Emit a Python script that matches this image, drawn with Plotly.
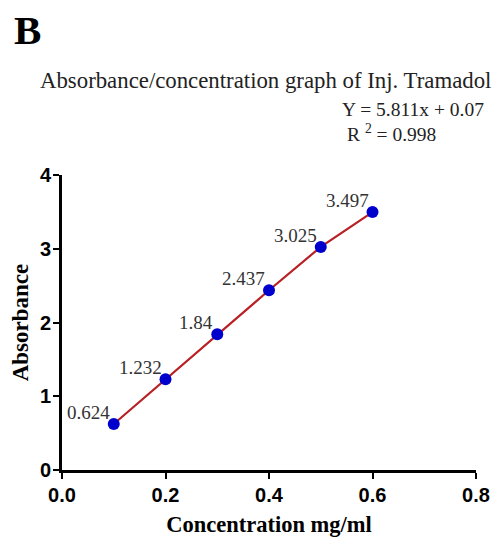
import plotly.graph_objects as go

concentration = [0.1, 0.2, 0.3, 0.4, 0.5, 0.6]
absorbance = [0.624, 1.232, 1.84, 2.437, 3.025, 3.497]
point_labels = ["0.624", "1.232", "1.84", "2.437", "3.025", "3.497"]
x_ticks = [0.0, 0.2, 0.4, 0.6, 0.8]
x_tick_labels = ["0.0", "0.2", "0.4", "0.6", "0.8"]
y_ticks = [0, 1, 2, 3, 4]
y_tick_labels = ["0", "1", "2", "3", "4"]

W, H = 494, 537
L, R, T, B = 62, 18, 175, 67
pw, ph = W - L - R, H - T - B

def px(x):
    return (x - L) / pw

def py(y):
    return (H - B - y) / ph

serif = "Liberation Serif"

fig = go.Figure()
fig.add_trace(go.Scatter(
    x=concentration, y=absorbance, mode="lines+markers",
    line=dict(color="#B82025", width=2.2),
    marker=dict(color="#0000CC", size=12),
    cliponaxis=False, showlegend=False,
))

annotations = [
    dict(text=lab, x=xv, y=yv, xref="x", yref="y", xanchor="right", yanchor="bottom",
         xshift=-2, yshift=-1, showarrow=False,
         font=dict(family=serif, size=19, color="#333"))
    for xv, yv, lab in zip(concentration, absorbance, point_labels)
]

annotations += [
    dict(text="<b>B</b>", x=px(12), y=py(5), xref="paper", yref="paper",
         xanchor="left", yanchor="top", showarrow=False,
         font=dict(family=serif, size=41, color="black")),
    dict(text="Absorbance/concentration graph of Inj. Tramadol", x=px(38), y=py(95),
         xref="paper", yref="paper", xanchor="left", yanchor="bottom", showarrow=False,
         font=dict(family=serif, size=22.8, color="#222")),
    dict(text="Y = 5.811x + 0.07", x=px(486), y=py(122),
         xref="paper", yref="paper", xanchor="right", yanchor="bottom", showarrow=False,
         font=dict(family=serif, size=19.5, color="#222")),
    dict(text="R <sup>2</sup> = 0.998", x=px(345), y=py(147),
         xref="paper", yref="paper", xanchor="left", yanchor="bottom", showarrow=False,
         font=dict(family=serif, size=19.5, color="#222")),
]

axis_common = dict(
    showline=True, linecolor="black", linewidth=3,
    ticks="outside", ticklen=6, tickwidth=2, tickcolor="black",
    showgrid=False, zeroline=False, automargin=False,
    tickfont=dict(family="Liberation Sans", size=20, color="black", weight="bold"),
)

fig.update_layout(
    width=W, height=H,
    margin=dict(l=L, r=R, t=T, b=B),
    paper_bgcolor="white", plot_bgcolor="white",
    xaxis=dict(range=[0, 0.8], tickvals=x_ticks, ticktext=x_tick_labels,
               ticklabelstandoff=-1,
               title=dict(text="<b>Concentration mg/ml</b>",
                          font=dict(family=serif, size=22.5, color="black"), standoff=12),
               **axis_common),
    yaxis=dict(range=[0, 4], tickvals=y_ticks, ticktext=y_tick_labels,
               ticklabelstandoff=-2,
               title=dict(text="<b>Absorbance</b>",
                          font=dict(family=serif, size=23, color="black"), standoff=5),
               **axis_common),
    annotations=annotations,
)

fig.write_html("out.html")
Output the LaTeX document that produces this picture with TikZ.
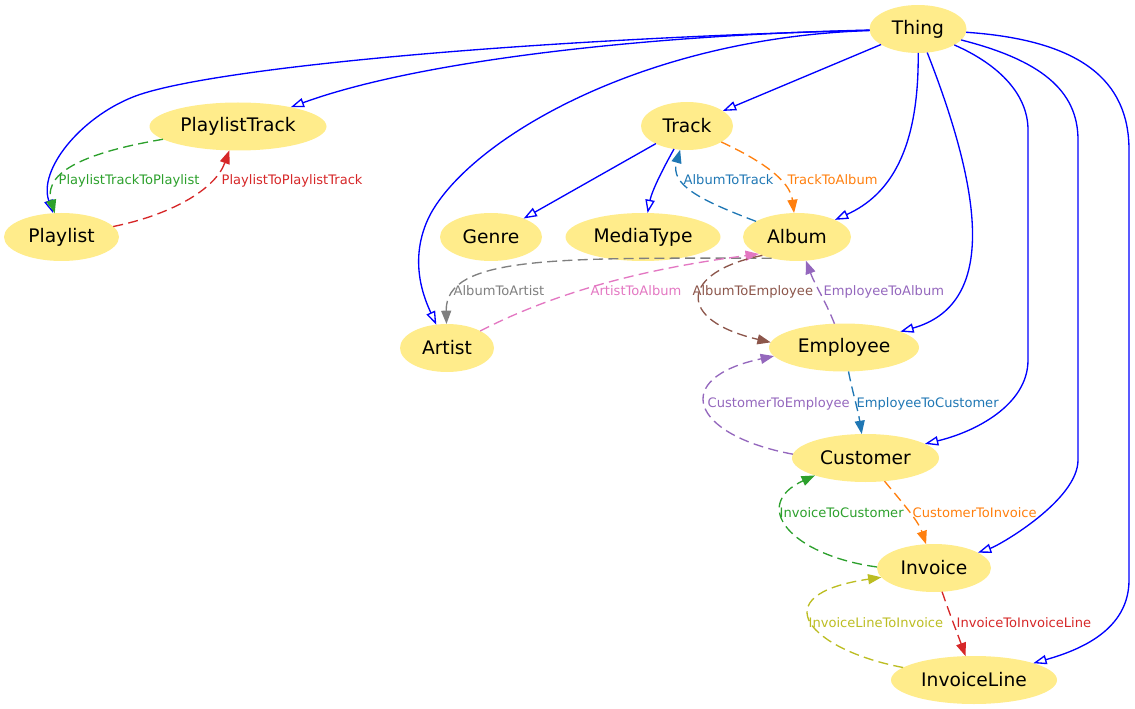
\documentclass[tikz,border=0pt]{standalone}
\usepackage{fontspec}
\setmainfont{DejaVu Sans}
\usepackage{tikz}
\usetikzlibrary{shapes.geometric,arrows.meta}
\usepackage{xcolor}

\definecolor{classfill}{RGB}{255,236,139}
\definecolor{tabblue}{HTML}{1F77B4}
\definecolor{taborange}{HTML}{FF7F0E}
\definecolor{tabgreen}{HTML}{2CA02C}
\definecolor{tabred}{HTML}{D62728}
\definecolor{tabpurple}{HTML}{9467BD}
\definecolor{tabbrown}{HTML}{8C564B}
\definecolor{tabpink}{HTML}{E377C2}
\definecolor{tabgray}{HTML}{7F7F7F}
\definecolor{tabolive}{HTML}{BCBD22}

\begin{document}
\begin{tikzpicture}[x=0.75pt, y=-0.75pt, line width=1pt,
  cls/.style={ellipse, fill=classfill, inner sep=0pt, outer sep=0pt,
    minimum height=36pt, minimum width=#1*0.75pt, font=\fontsize{14}{16}\selectfont},
  isa/.style={draw=blue, -{Triangle[open, length=10pt, width=7pt]}},
  rel/.style={draw=#1, dash pattern=on 7.5pt off 4pt, -{Triangle[length=10pt, width=7.5pt]}},
  lbl/.style={inner sep=0pt, anchor=base west, text=#1, font=\fontsize{9.8}{12}\selectfont}]
  \useasboundingbox (0,0) rectangle (1135,709);

  % Classes
  \node[cls=97]  (thing)       at (918,29)    {Thing};
  \node[cls=177] (plt)         at (238,126.5) {PlaylistTrack};
  \node[cls=92]  (track)       at (687,126)   {Track};
  \node[cls=115] (playlist)    at (61.5,237)  {Playlist};
  \node[cls=102] (genre)       at (491,237)   {Genre};
  \node[cls=155] (mediatype)   at (643,237)   {MediaType};
  \node[cls=108] (album)       at (797,237)   {Album};
  \node[cls=94]  (artist)      at (447,348)   {Artist};
  \node[cls=150] (employee)    at (844,347.5) {Employee};
  \node[cls=147] (customer)    at (865.5,458) {Customer};
  \node[cls=114] (invoice)     at (934,568)   {Invoice};
  \node[cls=166] (invoiceline) at (974,680)   {InvoiceLine};

  % Subclass edges
  \draw[isa] (thing) .. controls (500,40) and (200,70) .. (133,97)
             .. controls (80,118) and (38,170) .. (playlist);
  \draw[isa] (thing) .. controls (650,35) and (420,60) .. (plt);
  \draw[isa] (thing) .. controls (640,38) and (470,140) .. (430,215)
             .. controls (407,260) and (425,300) .. (artist);
  \draw[isa] (thing) -- (track);
  \draw[isa] (thing) .. controls (919,150) and (890,195) .. (album);
  \draw[isa] (thing) .. controls (985,200) and (995,305) .. (employee);
  \draw[isa] (thing) .. controls (1000,65) and (1028,95) .. (1028,130) -- (1028,360)
             .. controls (1028,405) and (975,432) .. (customer);
  \draw[isa] (thing) .. controls (1040,60) and (1078,90) .. (1078,140) -- (1078,460)
             .. controls (1078,500) and (1000,545) .. (invoice);
  \draw[isa] (thing) .. controls (1080,40) and (1129,80) .. (1129,150) -- (1129,580)
             .. controls (1129,630) and (1080,650) .. (invoiceline);
  \draw[isa] (track) -- (genre);
  \draw[isa] (track) .. controls (665,165) and (652,190) .. (mediatype);

  % Relations
  \draw[rel=tabgreen]  (plt) .. controls (100,150) and (42,168) .. (playlist);
  \draw[rel=tabred]    (playlist) .. controls (170,215) and (215,190) .. (plt);
  \draw[rel=tabblue]   (album) .. controls (700,200) and (670,185) .. (track);
  \draw[rel=taborange] (track) .. controls (760,160) and (790,180) .. (album);
  \draw[rel=tabgray]   (album.220) .. controls (560,258) and (445,255) .. (artist);
  \draw[rel=tabpink]   (artist) .. controls (560,290) and (650,268) .. (album.204);
  \draw[rel=tabbrown]  (album.208) .. controls (680,272) and (675,320) .. (employee.176);
  \draw[rel=tabpurple] (employee) .. controls (825,300) and (815,285) .. (album);
  \draw[rel=tabpurple] (customer.177) .. controls (690,435) and (670,378) .. (employee.187);
  \draw[rel=tabblue]   (employee) .. controls (852,390) and (858,410) .. (customer);
  \draw[rel=tabgreen]  (invoice.179) .. controls (790,555) and (750,505) .. (customer.199);
  \draw[rel=taborange] (customer) .. controls (900,500) and (918,520) .. (invoice);
  \draw[rel=tabolive]  (invoiceline.170) .. controls (810,650) and (760,595) .. (invoice.190);
  \draw[rel=tabred]    (invoice) .. controls (950,615) and (958,635) .. (invoiceline);

  % Relation labels
  \node[lbl=tabgreen]  (lPltPl)   at (58,185)  {PlaylistTrackToPlaylist};
  \node[lbl=tabred]    (lPlPlt)   at (221,185) {PlaylistToPlaylistTrack};
  \node[lbl=tabblue]   (lAlTr)    at (683,185) {AlbumToTrack};
  \node[lbl=taborange] (lTrAl)    at (787,185) {TrackToAlbum};
  \node[lbl=tabgray]   (lAlAr)    at (453,296) {AlbumToArtist};
  \node[lbl=tabpink]   (lArAl)    at (590,296) {ArtistToAlbum};
  \node[lbl=tabbrown]  (lAlEm)    at (692,296) {AlbumToEmployee};
  \node[lbl=tabpurple] (lEmAl)    at (823,296) {EmployeeToAlbum};
  \node[lbl=tabpurple] (lCuEm)    at (707,407) {CustomerToEmployee};
  \node[lbl=tabblue]   (lEmCu)    at (856,407) {EmployeeToCustomer};
  \node[lbl=tabgreen]  (lInCu)    at (779,517) {InvoiceToCustomer};
  \node[lbl=taborange] (lCuIn)    at (912,517) {CustomerToInvoice};
  \node[lbl=tabolive]  (lIlIn)    at (808,627) {InvoiceLineToInvoice};
  \node[lbl=tabred]    (lInIl)    at (956,627) {InvoiceToInvoiceLine};
\end{tikzpicture}
\end{document}
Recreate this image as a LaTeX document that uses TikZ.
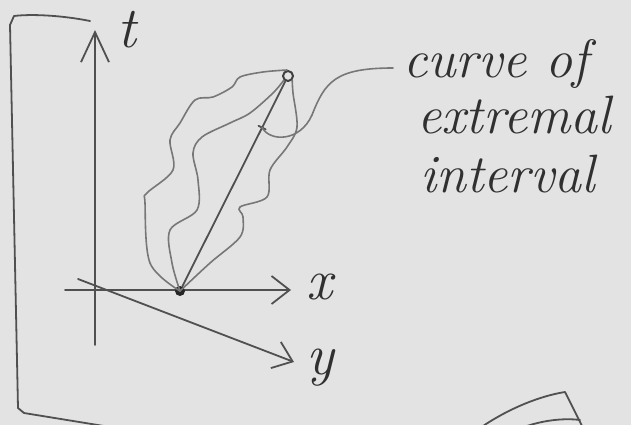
\documentclass[tikz,border=0pt]{standalone}
\usetikzlibrary{arrows.meta,calc}
\definecolor{bg}{HTML}{E3E3E3}
\definecolor{inkc}{HTML}{505050}
\definecolor{pencil}{HTML}{777777}
\definecolor{txt}{HTML}{303030}
\begin{document}
\begin{tikzpicture}[x=1pt,y=-1pt,line cap=round,line join=round,
  ink/.style={draw=inkc,line width=1.8pt},
  wave/.style={draw=pencil,line width=1.6pt},
  axis/.style={ink,-{Straight Barb[length=18pt,width=28pt,line width=1.8pt]}},
  hand/.style={text=txt,font=\fontsize{54}{58}\selectfont\itshape,inner sep=0pt,anchor=base west},
  lbl/.style={text=txt,font=\fontsize{58}{60}\selectfont\itshape,inner sep=0pt},
  endpt/.style={circle,inner sep=0pt,minimum size=10pt}]
\fill[bg] (0,0) rectangle (631,425);
\useasboundingbox (0,0) rectangle (631,425);
% left bracket
\draw[ink] (90,21) .. controls (60,15) and (30,14) .. (14,16) -- (10,25) -- (18,408) -- (24,413) -- (110,427);
% axes
\coordinate (tb) at (95,345);
\coordinate (tt) at (95,30);
\coordinate (xb) at (65,290);
\coordinate (xt) at (291,290);
\coordinate (yb) at (78,279);
\coordinate (yt) at (294,362);
\draw[axis,-{Straight Barb[length=30pt,width=28pt,line width=1.8pt]}] (tb) -- (tt);
\draw[axis] (xb) -- (xt);
\draw[axis] (yb) -- (yt);
\node[lbl] (tl) at (127,30) {t};
\node[lbl] (xl) at (320,287) {x};
\node[lbl] (yl) at (320,368) {y};
% endpoints
\node[endpt,fill=black!85] (A) at (180,291) {};
\node[endpt,draw=black!75,line width=2pt] (B) at (288,76) {};
% wavy curves
\draw[wave] plot[smooth,tension=0.55] coordinates {(A.center) (150,263) (145,203) (147,193) (173,170) (170,140) (180,123) (195,100) (213,97) (232,87) (240,77) (263,72) (287,70)};
\draw[wave] plot[smooth,tension=0.55] coordinates {(A.center) (172,263) (170,230) (197,210) (198,180) (193,153) (202,137) (230,123) (250,113) (273,93) (B.south west)};
\draw[wave] plot[smooth,tension=0.55] coordinates {(A.center) (210,263) (240,237) (243,217) (240,207) (267,197) (270,170) (287,147) (297,127) (293,93) (B.south east)};
% extremal line
\draw[ink] (A) -- (B);
\coordinate (T) at ($(A)!0.76!(B)$);
\draw[ink] ($(T)!4pt!90:(B)$) -- ($(T)!4pt!-90:(B)$);
% label
\coordinate (P) at (393,68);
\draw[wave] (T) .. controls (270,142) and (300,142) .. (312,115) .. controls (325,82) and (335,68) .. (P);
\node[hand] (l1) at (403,78) {curve of};
\node[hand] (l2) at (417,133) {extremal};
\node[hand] (l3) at (420,192) {interval};
% bottom right fragment
\draw[ink] (483,426) .. controls (510,408) and (540,396) .. (565,392) -- (582,426);
\draw[ink] (527,426) .. controls (545,420) and (565,418) .. (580,420);
\end{tikzpicture}
\end{document}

====================

— What needs to be done —
The lines from the start of the data through the line that contains "import plotly.graph_objects as go" are to be returned exactly, please, with both ends included and every picture left out.

— Answer to the exercise —
Emit a Python script that matches this image, drawn with Plotly.
import plotly.graph_objects as go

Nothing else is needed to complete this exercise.